# What is asked:
Reproduce the listing below exactly. Pictures do not belong in the copy.
-- Begin Stored data --
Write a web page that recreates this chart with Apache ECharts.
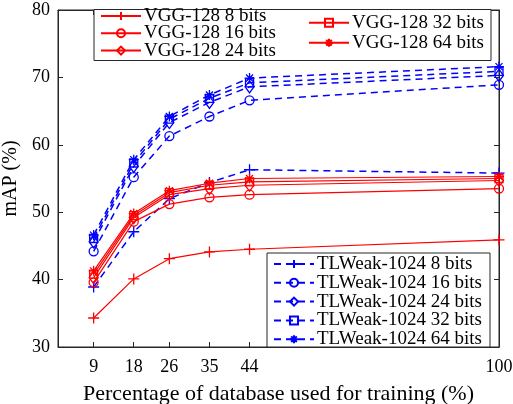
<!DOCTYPE html>
<html>
<head>
<meta charset="utf-8">
<script src="https://cdn.jsdelivr.net/npm/echarts@6/dist/echarts.min.js"></script>
<style>html,body{margin:0;padding:0;background:#fff}#c{width:513px;height:404px}</style>
</head>
<body>
<div id="c"></div>
<script>
// ---- data ----
const xValues = [9, 18, 26, 35, 44, 100];
const xTicks = [9, 18, 26, 35, 44, 100];
const yTicks = [30, 40, 50, 60, 70, 80];
const seriesNames = [
  'VGG-128 8 bits', 'VGG-128 16 bits', 'VGG-128 24 bits', 'VGG-128 32 bits', 'VGG-128 64 bits',
  'TLWeak-1024 8 bits', 'TLWeak-1024 16 bits', 'TLWeak-1024 24 bits', 'TLWeak-1024 32 bits', 'TLWeak-1024 64 bits'
];
const vgg8  = [34.3, 40.1, 43.1, 44.1, 44.5, 45.9];
const vgg16 = [39.6, 48.6, 51.2, 52.2, 52.6, 53.5];
const vgg24 = [40.3, 49.2, 52.6, 53.5, 54.0, 54.7];
const vgg32 = [40.8, 49.5, 52.9, 54.0, 54.5, 55.0];
const vgg64 = [41.3, 49.8, 53.2, 54.3, 55.0, 55.3];
const tl8   = [38.9, 47.1, 52.0, 54.4, 56.3, 55.8];
const tl16  = [44.2, 55.2, 61.3, 64.2, 66.6, 68.9];
const tl24  = [45.6, 56.8, 63.3, 66.3, 68.6, 70.3];
const tl32  = [46.1, 57.3, 63.8, 66.9, 69.2, 70.9];
const tl64  = [46.6, 57.8, 64.2, 67.4, 69.9, 71.6];

const FONT = "'Liberation Serif', 'Times New Roman', serif";
const RED = '#ff0000', BLUE = '#0000ff', AX = '#262626';
const PLUS = 'path://M0,5L10,5M5,0L5,10';
const STAR = 'path://M0,5L10,5M5,0L5,10M1.5,1.5L8.5,8.5M1.5,8.5L8.5,1.5';
const markers = [
  {s: PLUS, z: 11}, {s: 'circle', z: 9}, {s: 'diamond', z: [9, 12]}, {s: 'rect', z: 8}, {s: STAR, z: 10}
];
const allData = [vgg8, vgg16, vgg24, vgg32, vgg64, tl8, tl16, tl24, tl32, tl64];

const series = allData.map((vals, i) => {
  const isRed = i < 5;
  const col = isRed ? RED : BLUE;
  const m = markers[i % 5];
  return {
    name: seriesNames[i],
    type: 'line',
    data: xValues.map((x, j) => [x, vals[j]]),
    symbol: m.s,
    symbolSize: m.z,
    showSymbol: true,
    lineStyle: {color: col, width: isRed ? 1.2 : 1.5, type: isRed ? 'solid' : [7, 5]},
    itemStyle: {color: 'rgba(0,0,0,0)', borderColor: col, borderWidth: 1.3},
    emphasis: {disabled: true},
    animation: false,
    z: isRed ? 3 : 2
  };
});

const legendCommon = {
  orient: 'vertical',
  itemWidth: 40,
  itemHeight: 10,
  selectedMode: false,
  padding: 0,
  z: 20,
  textStyle: {fontFamily: FONT, fontSize: 19, color: '#000', padding: [0, 0, 0, -2]}
};

const chart = echarts.init(document.getElementById('c'), null, {renderer: 'canvas'});
chart.setOption({
  animation: false,
  backgroundColor: '#fff',
  grid: {left: 58, right: 14, top: 10, bottom: 57, outerBoundsMode: 'none', containLabel: false,
         show: true, borderColor: AX, borderWidth: 1, backgroundColor: 'transparent'},
  xAxis: [{
    type: 'value', min: 1, max: 100, position: 'bottom',
    name: 'Percentage of database used for training (%)',
    nameLocation: 'middle', nameGap: 36,
    nameTextStyle: {fontFamily: FONT, fontSize: 22, color: '#000'},
    axisLine: {show: true, onZero: false, lineStyle: {color: AX}},
    axisTick: {show: true, inside: true, length: 5, customValues: xTicks, lineStyle: {color: AX}},
    axisLabel: {customValues: xTicks, fontFamily: FONT, fontSize: 18, color: '#000', margin: 11},
    splitLine: {show: false}
  }, {
    type: 'value', min: 1, max: 100, position: 'top',
    axisLine: {show: true, onZero: false, lineStyle: {color: AX}},
    axisTick: {show: true, inside: true, length: 5, customValues: xTicks, lineStyle: {color: AX}},
    axisLabel: {show: false},
    splitLine: {show: false}
  }],
  yAxis: [{
    type: 'value', min: 30, max: 80, interval: 10, position: 'left',
    name: 'mAP (%)', nameLocation: 'middle', nameGap: 30,
    nameTextStyle: {fontFamily: FONT, fontSize: 20, color: '#000'},
    axisLine: {show: true, onZero: false, lineStyle: {color: AX}},
    axisTick: {show: true, inside: true, length: 5, lineStyle: {color: AX}},
    axisLabel: {fontFamily: FONT, fontSize: 18, color: '#000', margin: 8},
    splitLine: {show: false}
  }, {
    type: 'value', min: 30, max: 80, interval: 10, position: 'right',
    axisLine: {show: true, onZero: false, lineStyle: {color: AX}},
    axisTick: {show: true, inside: true, length: 5, lineStyle: {color: AX}},
    axisLabel: {show: false},
    splitLine: {show: false}
  }],
  legend: [
    Object.assign({}, legendCommon, {data: seriesNames.slice(0, 3), left: 100, top: 6.5, itemGap: -1.7}),
    Object.assign({}, legendCommon, {data: seriesNames.slice(3, 5), left: 308, top: 13.2, itemGap: 1}),
    Object.assign({}, legendCommon, {data: seriesNames.slice(5), left: 273, top: 254.5, itemGap: -0.2})
  ],
  graphic: [
    {type: 'rect', z: 15, shape: {x: 94, y: 9.5, width: 397, height: 51}, style: {fill: '#fff', stroke: AX, lineWidth: 1}},
    {type: 'rect', z: 15, shape: {x: 267, y: 253, width: 223, height: 94}, style: {fill: '#fff', stroke: AX, lineWidth: 1}}
  ],
  series: series
});
</script>
</body>
</html>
-- End Stored data --
# Output of the exercise:
Write a web page that recreates this chart with Apache ECharts.
<!DOCTYPE html>
<html>
<head>
<meta charset="utf-8">
<script src="https://cdn.jsdelivr.net/npm/echarts@6/dist/echarts.min.js"></script>
<style>html,body{margin:0;padding:0;background:#fff}#c{width:513px;height:404px}</style>
</head>
<body>
<div id="c"></div>
<script>
// ---- data ----
const xValues = [9, 18, 26, 35, 44, 100];
const xTicks = [9, 18, 26, 35, 44, 100];
const yTicks = [30, 40, 50, 60, 70, 80];
const seriesNames = [
  'VGG-128 8 bits', 'VGG-128 16 bits', 'VGG-128 24 bits', 'VGG-128 32 bits', 'VGG-128 64 bits',
  'TLWeak-1024 8 bits', 'TLWeak-1024 16 bits', 'TLWeak-1024 24 bits', 'TLWeak-1024 32 bits', 'TLWeak-1024 64 bits'
];
const vgg8  = [34.3, 40.1, 43.1, 44.1, 44.5, 45.9];
const vgg16 = [39.6, 48.6, 51.2, 52.2, 52.6, 53.5];
const vgg24 = [40.3, 49.2, 52.6, 53.5, 54.0, 54.7];
const vgg32 = [40.8, 49.5, 52.9, 54.0, 54.5, 55.0];
const vgg64 = [41.3, 49.8, 53.2, 54.3, 55.0, 55.3];
const tl8   = [38.9, 47.1, 52.0, 54.4, 56.3, 55.8];
const tl16  = [44.2, 55.2, 61.3, 64.2, 66.6, 68.9];
const tl24  = [45.6, 56.8, 63.3, 66.3, 68.6, 70.3];
const tl32  = [46.1, 57.3, 63.8, 66.9, 69.2, 70.9];
const tl64  = [46.6, 57.8, 64.2, 67.4, 69.9, 71.6];

const FONT = "'Liberation Serif', 'Times New Roman', serif";
const RED = '#ff0000', BLUE = '#0000ff', AX = '#262626';
const PLUS = 'path://M0,5L10,5M5,0L5,10';
const STAR = 'path://M0,5L10,5M5,0L5,10M1.5,1.5L8.5,8.5M1.5,8.5L8.5,1.5';
const markers = [
  {s: PLUS, z: 11}, {s: 'circle', z: 9}, {s: 'diamond', z: [9, 12]}, {s: 'rect', z: 8}, {s: STAR, z: 10}
];
const allData = [vgg8, vgg16, vgg24, vgg32, vgg64, tl8, tl16, tl24, tl32, tl64];

const series = allData.map((vals, i) => {
  const isRed = i < 5;
  const col = isRed ? RED : BLUE;
  const m = markers[i % 5];
  return {
    name: seriesNames[i],
    type: 'line',
    data: xValues.map((x, j) => [x, vals[j]]),
    symbol: m.s,
    symbolSize: m.z,
    showSymbol: true,
    lineStyle: {color: col, width: isRed ? 1.2 : 1.5, type: isRed ? 'solid' : [7, 5]},
    itemStyle: {color: 'rgba(0,0,0,0)', borderColor: col, borderWidth: 1.3},
    emphasis: {disabled: true},
    animation: false,
    z: isRed ? 3 : 2
  };
});

const legendCommon = {
  orient: 'vertical',
  itemWidth: 40,
  itemHeight: 10,
  selectedMode: false,
  padding: 0,
  z: 20,
  textStyle: {fontFamily: FONT, fontSize: 19, color: '#000', padding: [0, 0, 0, -2]}
};

const chart = echarts.init(document.getElementById('c'), null, {renderer: 'canvas'});
chart.setOption({
  animation: false,
  backgroundColor: '#fff',
  grid: {left: 58, right: 14, top: 10, bottom: 57, outerBoundsMode: 'none', containLabel: false,
         show: true, borderColor: AX, borderWidth: 1, backgroundColor: 'transparent'},
  xAxis: [{
    type: 'value', min: 1, max: 100, position: 'bottom',
    name: 'Percentage of database used for training (%)',
    nameLocation: 'middle', nameGap: 36,
    nameTextStyle: {fontFamily: FONT, fontSize: 22, color: '#000'},
    axisLine: {show: true, onZero: false, lineStyle: {color: AX}},
    axisTick: {show: true, inside: true, length: 5, customValues: xTicks, lineStyle: {color: AX}},
    axisLabel: {customValues: xTicks, fontFamily: FONT, fontSize: 18, color: '#000', margin: 11},
    splitLine: {show: false}
  }, {
    type: 'value', min: 1, max: 100, position: 'top',
    axisLine: {show: true, onZero: false, lineStyle: {color: AX}},
    axisTick: {show: true, inside: true, length: 5, customValues: xTicks, lineStyle: {color: AX}},
    axisLabel: {show: false},
    splitLine: {show: false}
  }],
  yAxis: [{
    type: 'value', min: 30, max: 80, interval: 10, position: 'left',
    name: 'mAP (%)', nameLocation: 'middle', nameGap: 30,
    nameTextStyle: {fontFamily: FONT, fontSize: 20, color: '#000'},
    axisLine: {show: true, onZero: false, lineStyle: {color: AX}},
    axisTick: {show: true, inside: true, length: 5, lineStyle: {color: AX}},
    axisLabel: {fontFamily: FONT, fontSize: 18, color: '#000', margin: 8},
    splitLine: {show: false}
  }, {
    type: 'value', min: 30, max: 80, interval: 10, position: 'right',
    axisLine: {show: true, onZero: false, lineStyle: {color: AX}},
    axisTick: {show: true, inside: true, length: 5, lineStyle: {color: AX}},
    axisLabel: {show: false},
    splitLine: {show: false}
  }],
  legend: [
    Object.assign({}, legendCommon, {data: seriesNames.slice(0, 3), left: 100, top: 6.5, itemGap: -1.7}),
    Object.assign({}, legendCommon, {data: seriesNames.slice(3, 5), left: 308, top: 13.2, itemGap: 1}),
    Object.assign({}, legendCommon, {data: seriesNames.slice(5), left: 273, top: 254.5, itemGap: -0.2})
  ],
  graphic: [
    {type: 'rect', z: 15, shape: {x: 94, y: 9.5, width: 397, height: 51}, style: {fill: '#fff', stroke: AX, lineWidth: 1}},
    {type: 'rect', z: 15, shape: {x: 267, y: 253, width: 223, height: 94}, style: {fill: '#fff', stroke: AX, lineWidth: 1}}
  ],
  series: series
});
</script>
</body>
</html>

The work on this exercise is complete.